前回、大逆回転という表現を使ったが、それもこれも54年の経験をもっての発言である。
1971年から世界の運用現場に身を置いてきたが、その間に世界のマーケットや経済は驚くほどに変化した。
それを実体験してきての主張が、金融マーケット中心に行き着くところまで行った、そろそろ大逆回転が始まるぞだ。
逆回転というか、いよいよ経済合理性が働いて、様々な反動が出てくるぞという読みである。
こちらは、1970年代の強烈なインフレと金利高騰を経験している。
あの当時、世界の株式市場はもちろん債券市場も、ズタズタに売り叩かれていた。
それが、80年代に入ってからというもの、世界のマーケットは歴史に例をみない上昇相場を続けて今日に至っている。
その背景には、先進国中心に過剰流動性が常態化し、そこへ年金マネーの急増によるコンスタントな買い増しがある。
いま世界の機関投資家運用者たちの大半は、40年越しの株式や債券の上昇相場しか知らない。
その上に、彼らは毎年の成績を競うが故に、自分の判断でマーケットから離れることは許されない。
いわゆる、音楽が鳴っている間は踊りを続けなければならない立場にある。
投資運用であれば、どこかで利益確定の売りを出して、投下資金の回収を図るのが運用者の責任である。

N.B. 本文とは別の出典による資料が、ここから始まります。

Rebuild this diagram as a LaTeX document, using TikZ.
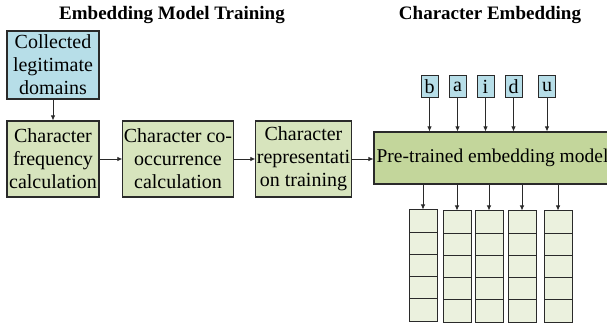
\documentclass[tikz,border=0pt]{standalone}
\usepackage{fontspec}
\setmainfont{Liberation Serif}
\usetikzlibrary{arrows.meta}
\definecolor{blueF}{HTML}{B7DEE8}
\definecolor{greenF}{HTML}{D7E4BD}
\definecolor{modelF}{HTML}{C3D69B}
\definecolor{cellF}{HTML}{EBF1DE}
\definecolor{edgeC}{HTML}{2A2A2A}
\tikzset{
  box/.style={draw=edgeC, line width=1.1pt, align=center, inner sep=1pt,
    font=\fontsize{20}{23}\selectfont},
  stepbox/.style={box, fill=greenF, minimum height=76pt},
  letterbox/.style={draw=edgeC, line width=1pt, fill=blueF, minimum width=17pt, minimum height=22pt,
    inner sep=0pt, font=\fontsize{20}{22}\selectfont},
  cellbox/.style={draw=edgeC, line width=1pt, fill=cellF, minimum width=28pt, minimum height=22.2pt, inner sep=0pt},
  arr/.style={draw=edgeC, line width=0.8pt, -{Latex[length=5pt,width=4.5pt]}},
  title/.style={font=\fontsize{19}{22}\selectfont\bfseries}
}
\begin{document}
\begin{tikzpicture}[x=1pt,y=-1pt]
\useasboundingbox (0,0) rectangle (607,328);
\node[title] (t1) at (172,15) {Embedding Model Training};
\node[title] (t2) at (490,15) {Character Embedding};

\node[box, fill=blueF, minimum width=92pt, minimum height=68pt] (coll) at (53,65) {Collected\\legitimate\\domains};
\node[stepbox, minimum width=92pt] (freq) at (53,159) {Character\\frequency\\calculation};
\node[stepbox, minimum width=106pt] (cooc) at (178,159) {Character co-\\occurrence\\calculation};
\node[stepbox, minimum width=93pt] (repr) at (303.5,159) {Character\\representati\\on training};
\node[box, fill=modelF, minimum width=237pt, minimum height=52pt, font=\fontsize{19.5}{22}\selectfont] (model) at (492.5,158) {Pre-trained embedding model};

\draw[arr] (coll.south) -- (freq.north);
\draw[arr] (freq.east) -- (cooc.west);
\draw[arr] (cooc.east) -- (repr.west);
\draw[arr] (repr.east) -- (repr.east -| model.west);

\foreach \n/\x/\l in {lb/429.5/b, la/457.5/a, li/485.5/i, ld/513.5/d, lu/547/u}{
  \node[letterbox] (\n) at (\x,87) {\l};
  \draw[arr] (\n.south) -- (\n.south |- model.north);
}

\foreach \c/\x/\dy in {1/423/-1, 2/457/0, 3/489/0, 4/522/0, 5/558/0}{
  \foreach \r in {1,...,5}{
    \node[cellbox] (v\c-\r) at (\x, {211+\dy+11.1+(\r-1)*22.2}) {};
  }
  \draw[arr] (v\c-1.north |- model.south) -- (v\c-1.north);
}
\end{tikzpicture}
\end{document}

なのに、機関投資家の運用者たちはずっと続いている上昇相場で、利益確定の売りを出すリスクなんて取れない。
下手に売って、マーケットがそのまま上昇を続けたら、成績で置いてきぼりを食らう。
そんなリスクを取るよりも、おとなしくマーケットの上昇についていった方が、よほど安全である。
世界の運用マネーの大半を握る機関投資家の運用者たちが、40年越しの上昇相場にずっとつき従う姿勢を崩さないのだ。
かくして、カネ余りバブル高のマーケットが崩れることなく続くことになってきたわけだ。
80年代の日本のバブルの頃、「赤信号みなで渡れば怖くない」があったが、その赤信号意識すら誰も持っていない。
そういった40年越しとなっている世界の株価や債券の上昇バブルに対し、いよいよ経済合理性が働きだそうとしている。
現に、世界あちこちで低所得化と貧困化が深刻となっており、それが根の深いインフレを台頭させている。
そこへ、トランプの自国第一主義と関税引き上げが乗っかってきた。 どちらも、世界貿易を阻害し物価高を招く。
さらには、企業の収益動向にもマイナス要因となり、市場金利を中心に上昇圧力を高めよう。
これら経済合理性の刃が、40年越しの上昇相場に襲いかかってこようとしているのだ。
最初は静かに、そのうち強烈にカネ余りバブル高のマーケットを叩き潰すことになるのだろう。